Cloning and characterization of cDNA for adenosine kinase from mammalian (Chinese hamster, mouse, human and rat) species. High frequency mutants of Chinese hamster ovary cells involve structural alterations in the gene.
Singh, B Hao, W Wu, Z Eigl, B Gupta, RS
||Singh B, etal., Eur J Biochem 1996 Oct 15;241(2):564-71.

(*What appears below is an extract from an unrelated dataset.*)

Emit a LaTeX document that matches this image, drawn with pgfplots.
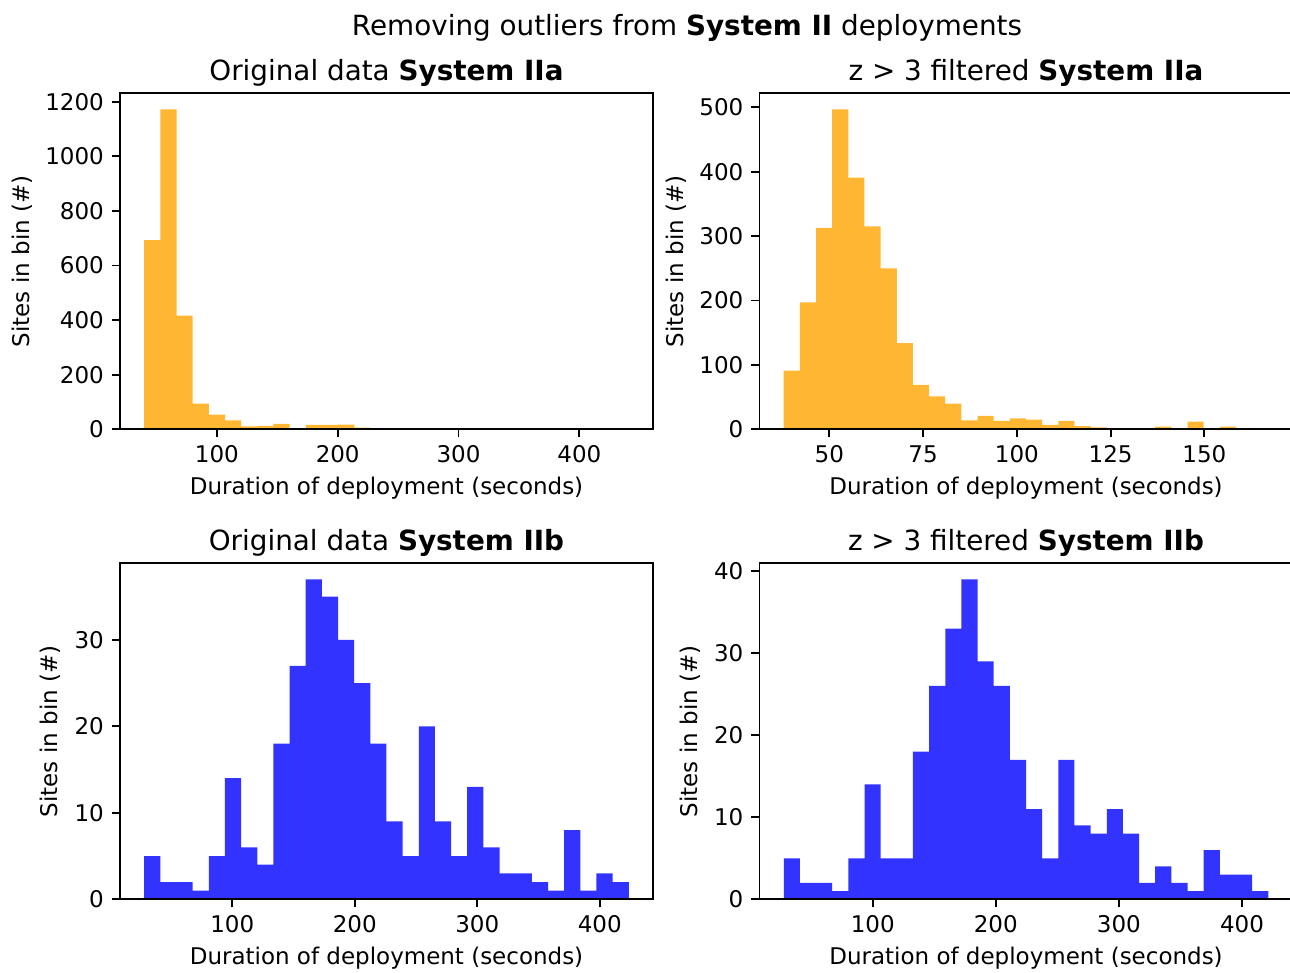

||(View Article at PubMed) PMID:8917457
The enzyme adenosine kinase constitutes the major purine nucleoside phosphorylating activity in mammalian cells. In view of its central role in adenosine metabolism, which is an important physiological regulator, an understanding of the primary structure of adenosine kinase is of much interest. Using microsequence information from peptides derived from purified Syrian hamster liver enzyme, we have succeeded in isolating full length cDNA clones encoding adenosine kinase from Chinese hamster ovary cells and mouse 3T3 cells. The open reading frames in these clones consist of 334 and 335 amino acids and encode proteins of molecular masses 37364 Da and 37489 Da, respectively. In addition, the coding and upstream sequences for adenosine kinase from human (HeLa cells) and rat liver have also been cloned and sequenced. Transfection of an adenosine-kinase-deficient mutant (selected for resistance to the adenosine analog toyocamycin) of Chinese hamster ovary cells with a plasmid containing the cloned adenosine kinase cDNA, leads to regaining of adenosine kinase activity in the transformed cell. The adenosine kinase transformants also simultaneously lost their toyocamycin resistance and became similarly sensitive to the analog as the parental wild-type Chinese hamster ovary cells. The cloned adenosine kinase cDNA was also used to examine structural changes in mutants affected in adenosine kinase. In Chinese hamster ovary cells, one type of mutant that lacks adenosine kinase activity and displays high degree of resistance to various adenosine analogs, is obtained at an unusually high spontaneous frequency (10(-4)-10(-3)). Results of Southern and northern-blot analysis provide evidence that this group of mutants involves gross structural alterations affecting the adenosine kinase gene. Such structural alterations are not observed in another type of mutant which exhibits increased resistance only to C-adenosine analogs. Sequence similarity searches indicate that several of the bacterial and yeast sugar kinases (ribokinase, fructokinase and inosine-guanosine kinase) exhibit limited but significant similarity to the mammalian adenosine kinase. The sequence similarity data support the possibility that adenosine kinase shares a common evolutionary ancestor with these protein sequences.